> [GIVEN EXERCISE]
Each line from the beginning of the data below through the line containing "import plotly.graph_objects as go" should be repeated exactly, please.

=== GIVEN DATA ===

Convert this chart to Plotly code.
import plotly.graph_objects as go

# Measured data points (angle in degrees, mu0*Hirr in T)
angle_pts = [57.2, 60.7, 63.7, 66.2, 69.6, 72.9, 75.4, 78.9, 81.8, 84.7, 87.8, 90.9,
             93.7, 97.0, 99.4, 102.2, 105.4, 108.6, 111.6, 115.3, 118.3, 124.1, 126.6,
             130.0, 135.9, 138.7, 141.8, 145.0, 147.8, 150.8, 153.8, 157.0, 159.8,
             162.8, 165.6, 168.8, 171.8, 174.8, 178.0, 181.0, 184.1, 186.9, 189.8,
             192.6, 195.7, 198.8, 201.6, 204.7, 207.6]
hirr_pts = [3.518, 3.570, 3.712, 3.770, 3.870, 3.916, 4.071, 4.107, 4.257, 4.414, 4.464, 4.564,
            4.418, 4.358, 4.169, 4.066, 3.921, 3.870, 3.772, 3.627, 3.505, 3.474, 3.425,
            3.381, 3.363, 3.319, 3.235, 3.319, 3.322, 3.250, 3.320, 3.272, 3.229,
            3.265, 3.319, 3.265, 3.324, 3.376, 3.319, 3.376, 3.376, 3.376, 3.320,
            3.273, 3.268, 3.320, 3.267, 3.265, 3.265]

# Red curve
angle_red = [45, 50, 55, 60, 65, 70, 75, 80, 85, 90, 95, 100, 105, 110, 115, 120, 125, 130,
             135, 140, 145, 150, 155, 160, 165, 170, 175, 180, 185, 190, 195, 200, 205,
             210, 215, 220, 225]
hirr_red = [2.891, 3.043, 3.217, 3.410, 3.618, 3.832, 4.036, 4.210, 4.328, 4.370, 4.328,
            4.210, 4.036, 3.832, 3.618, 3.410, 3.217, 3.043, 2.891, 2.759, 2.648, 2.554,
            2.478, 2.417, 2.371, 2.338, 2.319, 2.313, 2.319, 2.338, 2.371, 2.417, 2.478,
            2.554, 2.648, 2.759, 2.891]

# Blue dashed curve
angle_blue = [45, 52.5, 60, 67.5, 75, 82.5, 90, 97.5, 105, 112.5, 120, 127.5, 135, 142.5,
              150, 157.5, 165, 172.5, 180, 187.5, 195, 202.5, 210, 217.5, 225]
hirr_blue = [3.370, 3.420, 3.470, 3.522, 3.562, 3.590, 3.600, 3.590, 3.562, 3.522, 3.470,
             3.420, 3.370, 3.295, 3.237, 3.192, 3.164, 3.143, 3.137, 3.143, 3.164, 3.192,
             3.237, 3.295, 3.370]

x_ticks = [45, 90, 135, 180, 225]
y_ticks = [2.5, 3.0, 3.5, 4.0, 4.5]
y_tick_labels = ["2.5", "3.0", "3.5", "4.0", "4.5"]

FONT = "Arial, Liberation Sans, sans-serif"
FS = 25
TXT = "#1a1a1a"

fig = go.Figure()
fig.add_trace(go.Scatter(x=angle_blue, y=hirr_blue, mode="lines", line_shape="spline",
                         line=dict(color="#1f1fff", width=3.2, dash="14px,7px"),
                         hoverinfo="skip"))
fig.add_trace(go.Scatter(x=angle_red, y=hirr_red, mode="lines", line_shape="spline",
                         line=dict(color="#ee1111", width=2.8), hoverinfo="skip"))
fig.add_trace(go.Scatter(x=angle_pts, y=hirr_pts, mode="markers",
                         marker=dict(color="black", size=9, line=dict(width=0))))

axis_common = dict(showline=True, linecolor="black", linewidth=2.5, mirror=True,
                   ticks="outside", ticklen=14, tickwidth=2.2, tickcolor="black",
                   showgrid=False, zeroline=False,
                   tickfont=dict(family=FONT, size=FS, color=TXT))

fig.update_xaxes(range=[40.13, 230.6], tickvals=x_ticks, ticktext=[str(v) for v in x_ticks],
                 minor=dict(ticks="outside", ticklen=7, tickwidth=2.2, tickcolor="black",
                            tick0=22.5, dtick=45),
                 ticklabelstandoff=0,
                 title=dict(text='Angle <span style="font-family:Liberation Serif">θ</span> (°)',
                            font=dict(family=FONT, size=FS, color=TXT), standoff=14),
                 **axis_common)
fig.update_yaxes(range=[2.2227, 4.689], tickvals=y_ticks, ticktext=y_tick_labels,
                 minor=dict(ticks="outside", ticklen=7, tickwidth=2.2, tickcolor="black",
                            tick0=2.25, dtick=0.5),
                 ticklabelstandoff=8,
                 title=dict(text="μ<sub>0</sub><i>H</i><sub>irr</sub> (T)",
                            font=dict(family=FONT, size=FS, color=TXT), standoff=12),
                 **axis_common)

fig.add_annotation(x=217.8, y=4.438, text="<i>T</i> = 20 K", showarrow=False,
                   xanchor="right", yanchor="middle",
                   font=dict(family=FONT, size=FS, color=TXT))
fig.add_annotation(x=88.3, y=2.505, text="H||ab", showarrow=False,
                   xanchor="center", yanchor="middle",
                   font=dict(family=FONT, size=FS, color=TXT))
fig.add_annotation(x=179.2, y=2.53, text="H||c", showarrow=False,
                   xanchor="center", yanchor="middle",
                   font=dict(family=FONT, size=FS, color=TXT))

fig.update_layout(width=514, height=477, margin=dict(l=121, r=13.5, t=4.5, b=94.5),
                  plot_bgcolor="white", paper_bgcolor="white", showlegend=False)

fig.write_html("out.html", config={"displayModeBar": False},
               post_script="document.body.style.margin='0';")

===

> [RIGHT ANSWER]
Convert this chart to Plotly code.
import plotly.graph_objects as go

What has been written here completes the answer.